This week’s post is from Rev. Elivette “Elly” Mendez Angulo (whose pronouns are she, her, hers, ella) serves as Project Coordinator of Encuentros de Gracia y Bienvenida, an initiative of the United Church of Christ that seeks to engage the faithful in prayerful dialogue regarding the intersection of sexual orientation and Latinx identity. Rev. Elly also serves as Co-Pastor-Teacher of Manantial de Gracia “Spring of Grace” UCC in West Hartford, CT.
¿Como decir en Ingles todo lo que siento..? en medio de la gravedad de la injusticia contra mi islita, mi Borinquen. How do I share my emotions in English when I am reeling from them, grieving in them, living those emotions in Spanish? Can we study the numbers and not be affected by what they mean?
We are mere days short of the 1 year anniversary of 9-20 (the day Hurricane Maria reached Puerto Rico). And the blame game is still being played. Officials question the response time, the numbers of those affected, the time without resources, and even the death toll. People of faith, little faith and no faith sent (and continue to send) packages and positive energies. Those, for whom prayer offers comfort, pray. And some wonder if prayer is enough during what feels like dire times.

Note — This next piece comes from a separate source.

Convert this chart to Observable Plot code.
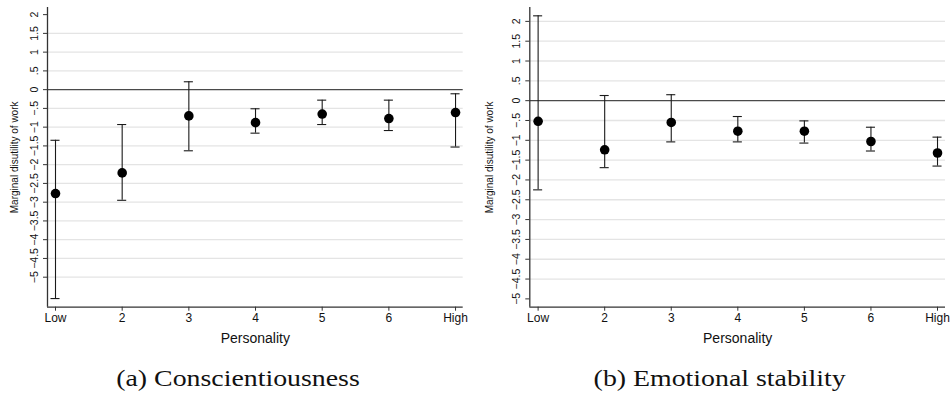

The Washington Post published an article titled “A Tale of Two Puerto Rico’s: What Trump Saw and What He Didn’t.” In this article Trump is quoted as saying that “What has happened in terms of recovery, what has happened in terms of saving lives — 16 lives, that’s a lot, but we compare that to the thousands of people that died in other hurricanes that were not nearly as severe.” The seen and the unseen…the number of those who had lost their lives to Hurricane Maria where already days old, the number climbed to 34 and remained persistent at 64, though many questioned this number as being problematic because it did not take into account areas of the island that remained uncounted due to lack of access.
On September 29, 2017 Kate Shellnutt wrote about the thousands of churches in Puerto Rico damaged by Hurricane Maria and how they were offering sanctuary while working to repair their own. Over 3,400 churches were damaged or destroyed and according to recent statistics, 8% of Puerto Rico’s 3.3 million residents have migrated to mainland U.S. And while most of us wonder where God is in tough times, for evangelist and doctor, Luis Paz we need to remain grateful. “We thank the Lord no matter what,” said Paz, who later ended up singing hymns with his family as they scooped water out of their flooded home. “The Lord is not good when Irma started to go out and not good this time [when Maria hit]. The Lord is good all the time.”
Where do congregants who remain worship? In homes and in action, according to some who have migrated to Connecticut after the hurricane, many who experienced the loss of their buildings congregated in homes, taking part in cleanup efforts. Here are some statistics:
- Churches Damaged/Destroyed: 3,400
- Deaths Associated with Hurricane Maria: 2,975 to 4,645
- Migrants from Puerto Rico to continental U.S.A: 135,592 of 3.3 million.
Where do those who leave find sanctuary? Is there space and room for those who are hurting in your congregation? Is there space and room for those who speak a different language or who offer a different perspective on faith? Is there room for those who are angry? And for those whose politics are your polar opposite?
Last week as I read Rev. Dr. Christopher Xenakis “Something is profoundly wrong at the heart of white church” I realized that what I would like us to take away from that writing and from my own offering is about space. How much room and grace do we leave in the sanctuary for those who are not us? Please consider reading the points of view of those with whom you disagree. They may need sanctuary too.